* [Objective] Scan the material and copy every line in which "that" appears.

* [Input material]

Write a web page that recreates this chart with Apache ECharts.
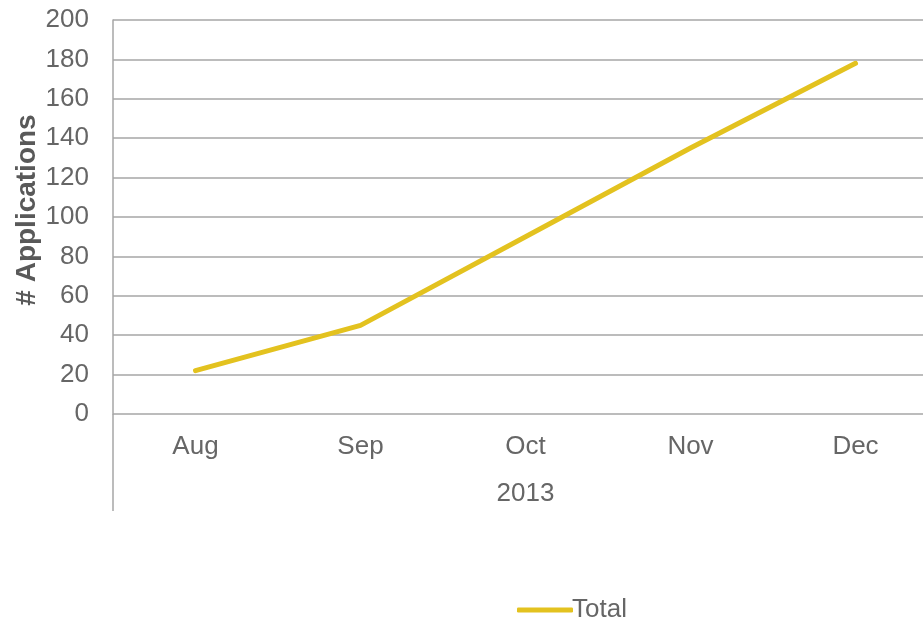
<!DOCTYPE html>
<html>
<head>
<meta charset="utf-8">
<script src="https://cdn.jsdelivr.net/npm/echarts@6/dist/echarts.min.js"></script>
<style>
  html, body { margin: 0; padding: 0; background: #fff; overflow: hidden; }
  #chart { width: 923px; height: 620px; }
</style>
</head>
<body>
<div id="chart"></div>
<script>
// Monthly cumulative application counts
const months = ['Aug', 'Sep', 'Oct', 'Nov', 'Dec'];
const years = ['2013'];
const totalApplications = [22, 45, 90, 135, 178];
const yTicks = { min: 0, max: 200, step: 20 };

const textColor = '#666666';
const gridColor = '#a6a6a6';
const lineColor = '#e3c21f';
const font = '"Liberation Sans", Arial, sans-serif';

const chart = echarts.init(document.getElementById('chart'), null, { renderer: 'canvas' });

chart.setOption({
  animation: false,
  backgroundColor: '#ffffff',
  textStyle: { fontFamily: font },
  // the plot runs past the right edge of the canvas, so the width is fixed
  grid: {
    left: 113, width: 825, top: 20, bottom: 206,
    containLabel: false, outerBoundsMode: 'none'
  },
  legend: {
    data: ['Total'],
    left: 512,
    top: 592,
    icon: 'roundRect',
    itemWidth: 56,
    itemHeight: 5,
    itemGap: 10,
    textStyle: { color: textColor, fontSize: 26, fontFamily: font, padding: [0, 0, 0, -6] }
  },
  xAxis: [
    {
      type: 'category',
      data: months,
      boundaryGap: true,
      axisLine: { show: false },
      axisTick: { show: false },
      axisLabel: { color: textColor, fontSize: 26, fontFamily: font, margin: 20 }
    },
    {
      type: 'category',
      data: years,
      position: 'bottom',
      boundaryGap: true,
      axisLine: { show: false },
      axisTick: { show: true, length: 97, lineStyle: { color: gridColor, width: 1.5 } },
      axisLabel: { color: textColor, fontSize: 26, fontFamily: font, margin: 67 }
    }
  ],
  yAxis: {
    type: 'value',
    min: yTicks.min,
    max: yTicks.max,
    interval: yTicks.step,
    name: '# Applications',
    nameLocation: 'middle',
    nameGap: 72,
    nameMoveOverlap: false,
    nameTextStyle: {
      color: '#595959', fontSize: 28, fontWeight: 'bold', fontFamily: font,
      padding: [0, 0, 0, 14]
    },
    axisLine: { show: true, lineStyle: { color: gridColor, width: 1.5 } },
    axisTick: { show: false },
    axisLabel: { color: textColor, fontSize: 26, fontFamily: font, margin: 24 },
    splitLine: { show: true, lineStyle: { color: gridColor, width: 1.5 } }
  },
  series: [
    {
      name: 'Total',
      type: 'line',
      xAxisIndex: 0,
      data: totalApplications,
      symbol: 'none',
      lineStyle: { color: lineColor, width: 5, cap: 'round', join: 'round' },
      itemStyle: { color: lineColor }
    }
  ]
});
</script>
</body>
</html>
--
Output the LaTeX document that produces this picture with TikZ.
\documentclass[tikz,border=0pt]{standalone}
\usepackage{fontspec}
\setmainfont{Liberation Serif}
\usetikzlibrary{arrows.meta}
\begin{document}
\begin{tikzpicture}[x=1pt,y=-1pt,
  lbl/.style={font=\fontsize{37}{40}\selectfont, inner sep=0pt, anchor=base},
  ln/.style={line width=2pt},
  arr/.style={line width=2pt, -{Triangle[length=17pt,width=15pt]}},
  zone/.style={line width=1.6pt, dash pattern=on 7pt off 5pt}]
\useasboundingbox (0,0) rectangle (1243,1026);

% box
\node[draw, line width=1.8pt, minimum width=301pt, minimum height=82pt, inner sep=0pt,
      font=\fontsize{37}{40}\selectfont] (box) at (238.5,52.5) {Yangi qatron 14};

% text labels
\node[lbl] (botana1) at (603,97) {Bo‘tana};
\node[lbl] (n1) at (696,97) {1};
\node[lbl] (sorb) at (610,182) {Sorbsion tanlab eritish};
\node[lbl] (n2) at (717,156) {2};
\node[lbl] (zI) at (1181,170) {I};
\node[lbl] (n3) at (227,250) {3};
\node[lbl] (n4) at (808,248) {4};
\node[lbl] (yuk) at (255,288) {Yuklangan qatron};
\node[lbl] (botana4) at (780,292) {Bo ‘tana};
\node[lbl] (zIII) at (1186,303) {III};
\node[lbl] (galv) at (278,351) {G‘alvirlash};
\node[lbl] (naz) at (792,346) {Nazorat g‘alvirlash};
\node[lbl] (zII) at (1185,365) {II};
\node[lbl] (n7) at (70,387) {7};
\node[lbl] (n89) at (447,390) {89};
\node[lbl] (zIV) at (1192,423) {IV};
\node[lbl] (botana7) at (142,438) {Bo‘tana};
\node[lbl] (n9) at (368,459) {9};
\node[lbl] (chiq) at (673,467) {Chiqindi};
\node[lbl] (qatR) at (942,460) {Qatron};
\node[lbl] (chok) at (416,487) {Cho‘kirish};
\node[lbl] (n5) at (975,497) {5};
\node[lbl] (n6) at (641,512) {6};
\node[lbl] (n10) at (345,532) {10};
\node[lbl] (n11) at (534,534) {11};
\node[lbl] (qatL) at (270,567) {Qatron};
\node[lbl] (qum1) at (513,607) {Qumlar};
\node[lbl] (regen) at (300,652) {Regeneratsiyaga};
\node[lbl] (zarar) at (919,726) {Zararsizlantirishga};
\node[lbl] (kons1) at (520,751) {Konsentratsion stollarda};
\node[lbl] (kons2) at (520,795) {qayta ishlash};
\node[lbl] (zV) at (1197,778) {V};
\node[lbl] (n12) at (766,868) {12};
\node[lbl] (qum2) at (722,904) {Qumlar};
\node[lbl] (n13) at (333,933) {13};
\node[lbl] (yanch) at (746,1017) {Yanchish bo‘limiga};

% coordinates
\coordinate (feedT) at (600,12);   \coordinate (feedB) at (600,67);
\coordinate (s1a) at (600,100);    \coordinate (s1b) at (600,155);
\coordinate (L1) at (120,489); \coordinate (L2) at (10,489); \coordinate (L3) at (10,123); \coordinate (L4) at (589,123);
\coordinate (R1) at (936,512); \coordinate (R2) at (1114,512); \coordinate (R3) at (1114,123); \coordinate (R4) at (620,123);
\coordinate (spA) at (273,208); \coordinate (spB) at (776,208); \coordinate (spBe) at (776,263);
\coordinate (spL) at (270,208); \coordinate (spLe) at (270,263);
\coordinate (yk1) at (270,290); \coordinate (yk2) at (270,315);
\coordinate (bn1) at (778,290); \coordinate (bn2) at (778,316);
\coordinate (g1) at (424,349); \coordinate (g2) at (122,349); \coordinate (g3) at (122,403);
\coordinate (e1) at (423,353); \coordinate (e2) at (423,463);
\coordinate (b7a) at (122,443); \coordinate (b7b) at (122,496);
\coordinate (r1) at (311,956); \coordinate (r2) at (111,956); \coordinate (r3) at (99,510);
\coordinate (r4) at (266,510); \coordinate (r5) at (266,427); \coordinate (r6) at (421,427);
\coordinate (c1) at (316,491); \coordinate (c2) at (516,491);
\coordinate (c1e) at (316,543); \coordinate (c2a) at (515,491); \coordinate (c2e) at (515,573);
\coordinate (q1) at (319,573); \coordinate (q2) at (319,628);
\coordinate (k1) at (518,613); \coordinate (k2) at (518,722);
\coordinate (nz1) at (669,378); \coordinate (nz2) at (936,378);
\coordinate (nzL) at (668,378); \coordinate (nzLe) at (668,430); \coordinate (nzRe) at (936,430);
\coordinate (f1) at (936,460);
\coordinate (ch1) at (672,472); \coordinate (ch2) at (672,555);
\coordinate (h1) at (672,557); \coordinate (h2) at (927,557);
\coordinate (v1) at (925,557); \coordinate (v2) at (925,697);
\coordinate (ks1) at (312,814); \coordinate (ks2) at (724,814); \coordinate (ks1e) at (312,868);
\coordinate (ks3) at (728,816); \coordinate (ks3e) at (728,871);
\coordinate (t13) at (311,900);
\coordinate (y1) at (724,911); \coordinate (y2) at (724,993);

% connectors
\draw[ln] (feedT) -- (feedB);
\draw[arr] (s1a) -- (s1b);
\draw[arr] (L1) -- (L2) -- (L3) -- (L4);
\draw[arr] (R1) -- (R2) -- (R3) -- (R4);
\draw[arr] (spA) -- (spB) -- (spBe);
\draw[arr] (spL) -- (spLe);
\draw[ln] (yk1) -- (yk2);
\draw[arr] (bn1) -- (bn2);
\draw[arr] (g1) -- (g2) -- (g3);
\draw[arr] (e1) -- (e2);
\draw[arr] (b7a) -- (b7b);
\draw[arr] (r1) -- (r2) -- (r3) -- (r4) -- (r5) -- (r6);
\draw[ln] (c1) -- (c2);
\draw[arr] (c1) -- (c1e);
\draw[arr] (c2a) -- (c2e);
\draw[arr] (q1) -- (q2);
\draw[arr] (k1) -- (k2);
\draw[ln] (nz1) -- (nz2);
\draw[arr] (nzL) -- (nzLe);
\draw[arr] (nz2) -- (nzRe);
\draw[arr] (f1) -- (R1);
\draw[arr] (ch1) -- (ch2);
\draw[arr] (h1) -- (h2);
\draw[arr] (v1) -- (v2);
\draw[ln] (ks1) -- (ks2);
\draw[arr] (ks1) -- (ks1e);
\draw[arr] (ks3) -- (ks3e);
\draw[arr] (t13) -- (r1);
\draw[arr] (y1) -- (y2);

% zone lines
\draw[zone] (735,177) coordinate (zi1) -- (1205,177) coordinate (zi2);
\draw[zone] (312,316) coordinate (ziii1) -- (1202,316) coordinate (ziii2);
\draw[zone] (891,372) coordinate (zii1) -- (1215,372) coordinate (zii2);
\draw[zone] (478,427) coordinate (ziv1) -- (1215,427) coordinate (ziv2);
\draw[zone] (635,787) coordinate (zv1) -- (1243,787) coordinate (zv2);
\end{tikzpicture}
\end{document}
---
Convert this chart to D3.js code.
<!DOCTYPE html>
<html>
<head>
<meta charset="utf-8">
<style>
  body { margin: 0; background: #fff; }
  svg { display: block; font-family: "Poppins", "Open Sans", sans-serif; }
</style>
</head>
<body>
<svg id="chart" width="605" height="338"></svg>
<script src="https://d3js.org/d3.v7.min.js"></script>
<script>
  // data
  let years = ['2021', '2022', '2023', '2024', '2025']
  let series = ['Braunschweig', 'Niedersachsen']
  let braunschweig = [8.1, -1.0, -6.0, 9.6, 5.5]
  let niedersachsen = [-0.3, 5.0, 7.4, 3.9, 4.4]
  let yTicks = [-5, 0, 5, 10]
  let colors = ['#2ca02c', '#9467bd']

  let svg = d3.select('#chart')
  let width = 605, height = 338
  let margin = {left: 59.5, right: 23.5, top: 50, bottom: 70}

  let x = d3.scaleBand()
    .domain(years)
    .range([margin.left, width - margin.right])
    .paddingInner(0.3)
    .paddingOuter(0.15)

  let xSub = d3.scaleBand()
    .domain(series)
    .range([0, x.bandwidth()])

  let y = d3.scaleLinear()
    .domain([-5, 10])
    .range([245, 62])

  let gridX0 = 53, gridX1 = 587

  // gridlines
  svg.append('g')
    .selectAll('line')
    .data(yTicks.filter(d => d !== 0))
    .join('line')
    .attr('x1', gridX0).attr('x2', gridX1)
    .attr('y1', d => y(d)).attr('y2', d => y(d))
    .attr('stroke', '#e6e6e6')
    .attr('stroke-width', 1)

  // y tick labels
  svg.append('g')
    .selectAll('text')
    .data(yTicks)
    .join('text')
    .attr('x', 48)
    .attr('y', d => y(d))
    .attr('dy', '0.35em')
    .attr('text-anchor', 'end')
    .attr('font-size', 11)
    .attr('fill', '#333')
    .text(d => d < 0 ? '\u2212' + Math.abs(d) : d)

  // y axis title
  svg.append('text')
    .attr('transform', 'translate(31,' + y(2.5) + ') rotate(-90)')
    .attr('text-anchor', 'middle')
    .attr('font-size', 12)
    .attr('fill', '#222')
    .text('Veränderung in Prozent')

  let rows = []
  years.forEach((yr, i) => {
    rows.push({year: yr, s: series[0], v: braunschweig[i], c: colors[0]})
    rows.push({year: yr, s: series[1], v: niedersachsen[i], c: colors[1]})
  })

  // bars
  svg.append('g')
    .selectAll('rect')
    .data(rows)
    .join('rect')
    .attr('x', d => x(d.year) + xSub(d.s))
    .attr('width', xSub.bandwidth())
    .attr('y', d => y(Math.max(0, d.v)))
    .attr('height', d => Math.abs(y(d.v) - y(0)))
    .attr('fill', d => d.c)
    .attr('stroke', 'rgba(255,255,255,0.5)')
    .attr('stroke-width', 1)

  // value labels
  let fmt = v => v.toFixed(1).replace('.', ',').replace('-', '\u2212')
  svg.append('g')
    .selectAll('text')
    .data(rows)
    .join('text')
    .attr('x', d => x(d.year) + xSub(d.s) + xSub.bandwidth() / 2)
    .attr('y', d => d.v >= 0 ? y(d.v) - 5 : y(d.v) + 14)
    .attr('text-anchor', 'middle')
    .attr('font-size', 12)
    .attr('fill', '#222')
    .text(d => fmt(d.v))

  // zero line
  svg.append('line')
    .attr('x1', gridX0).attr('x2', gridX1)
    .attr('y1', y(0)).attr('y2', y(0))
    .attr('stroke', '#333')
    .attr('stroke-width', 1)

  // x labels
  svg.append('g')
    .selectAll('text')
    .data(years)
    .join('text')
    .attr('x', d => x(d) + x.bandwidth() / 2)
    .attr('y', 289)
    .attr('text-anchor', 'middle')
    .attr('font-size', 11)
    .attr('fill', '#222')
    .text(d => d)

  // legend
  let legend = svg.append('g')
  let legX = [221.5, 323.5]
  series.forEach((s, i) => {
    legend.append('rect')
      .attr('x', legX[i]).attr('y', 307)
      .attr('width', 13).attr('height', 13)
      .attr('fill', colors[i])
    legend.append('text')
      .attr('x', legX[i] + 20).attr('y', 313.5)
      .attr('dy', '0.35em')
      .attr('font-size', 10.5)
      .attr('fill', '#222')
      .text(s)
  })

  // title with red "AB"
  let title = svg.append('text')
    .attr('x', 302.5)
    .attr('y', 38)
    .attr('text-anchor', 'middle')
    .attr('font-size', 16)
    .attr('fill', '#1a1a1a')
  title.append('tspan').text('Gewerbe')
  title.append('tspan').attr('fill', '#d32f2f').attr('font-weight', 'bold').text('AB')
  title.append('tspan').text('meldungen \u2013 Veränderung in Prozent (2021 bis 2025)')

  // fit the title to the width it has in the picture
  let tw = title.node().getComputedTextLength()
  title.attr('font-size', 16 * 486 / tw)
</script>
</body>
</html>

* [Exercise answer]
Write a web page that recreates this chart with Apache ECharts.
Output the LaTeX document that produces this picture with TikZ.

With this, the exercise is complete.